At centre of sedition probe, Fadiah gets support from rights activists

Lawyer Fadiah Nadwa Fikri, who is under police investigation over an article critical of the monarchy.

PETALING JAYA: She called out the faults of the system as she saw them, but lawyer Fadiah Nadwa Fikri may now pay the price for voicing her views as police investigations of her “seditious” remarks in a blog article which allegedly questioned the monarchy are currently underway.

Many of her supporters are unhappy with what they see as the current administration falling into the repressive ways of the old government and are calling for the investigation to be halted.

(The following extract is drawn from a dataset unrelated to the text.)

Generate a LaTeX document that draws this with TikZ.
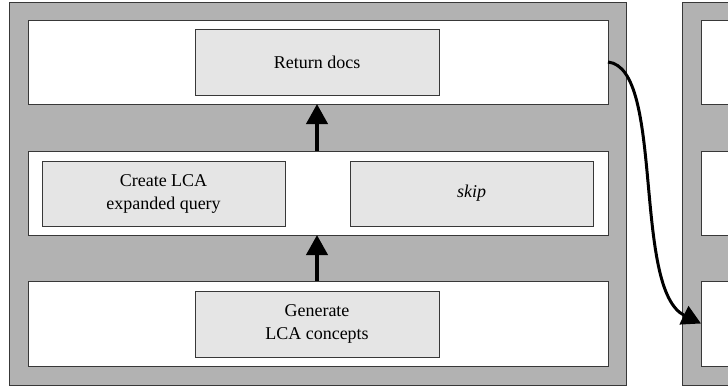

Whether Fadiah will be cleared remains to be seen. The bigger question now is whether the new government will keep its word and allow freedom of speech and expression, as promised in the 14th general election.

Some say Pakatan Harapan (PH) has already gone back on its word to be more inclusive in its administration, following its silence over the case of the gay aide to Youth and Sports Minister Syed Saddiq Abdul Rahman, who recently walked out after running into trouble with the old guard.

Many see the sedition case against Fadiah as a case of “an old wine in a new bottle”.

Parti Sosialis Malaysia’s (PSM) Suresh Balasubramaniam warned PH not to follow in Barisan Nasional’s (BN) footsteps. He noted that strongman Khairy Jamaluddin had in the end regretted not speaking out on issues surrounding former prime minister Najib Razak.

“I believe one of the causes of BN’s election loss was because it was not able to accurately gauge the people’s feelings because they suppressed free speech. This meant that they fatally underestimated the voters’ disenchantment.

“BN dug its own grave because of that,” the socialist party’s Cameron Highlands Youth chief told FMT.

“It’s good to see prominent PH people and party supporters criticising their own government, and it should continue,” he said, adding that he fully supported Fadiah.

Thomas Fann of pro-reform NGO ENGAGE, who has himself been investigated by police, agreed.

“The previous administration under BN was permitted to become corrupt and arrogant because most citizens failed to speak out. Not only that, we kept them in power for 61 years with our votes,” he said.

“Ultimately they almost destroyed our country. As loyal citizens, we must never make that same mistake again.”

Rights lawyer Eric Paulsen said credit should be given to PH as it had already kept its word, following Prime Minister Dr Mahathir Mohamad asking the police to stop investigations into his own critics two months ago.

DAP veteran Dr Boo Cheng Hau said while he disagreed with Fadiah’s views, she nonetheless had a constitutional right to speak her mind, and that PH should not be exempt from criticism.

But Boo said there was nothing wrong with PKR de facto leader Anwar Ibrahim’s visit to a Malay ruler.

The visit, and a picture showing Anwar kissing the ruler’s hand, is at the centre of Fadiah’s article which led her to trouble with the authorities.

Her comments caused a backlash from Malay rights group Perkasa, which urged police to investigate her for sedition and trying to incite hatred towards the Malay rulers.

“Anwar, in good faith, merely wanted to show respect to Johor ruler Sultan Ibrahim Sultan Iskandar, and to build bridges between the new government and the rulers, a move which should not be misinterpreted,” said Boo.

A recent example of criticism within PH itself came when PKR’s Latheefa Koya questioned the “Tabung Harapan” to pay off national debts, calling the donation drive politically charged after a DAP leader accepted savings from a schoolboy.

Latheefa said there was nothing wrong with Fadiah’s criticism.

“Some things need to be said in public because they are a real concern to the public,” she told FMT.

“Otherwise, we’ll be accused of keeping quiet when our friends and other people are doing something wrong.”

PSM central committee member S Arutchelvan said it would be a waste of public funds for authorities to open investigations into sedition cases as PH had already said it would repeal the act.

“We have freedom of expression. As participants in a mature democracy, Malaysians have a choice to freely voice their views on issues surrounding royalty, LGBT matters, and so on. Let there be discussion and stop criminalising it,” he said.

Sisters in Islam, an organisation committed to promoting the rights of women within the framework of Islam and universal human rights, said the government should even go so far as to encourage open criticism by quickly getting rid of repressive laws such as the recently passed Anti Fake News Bill 2018.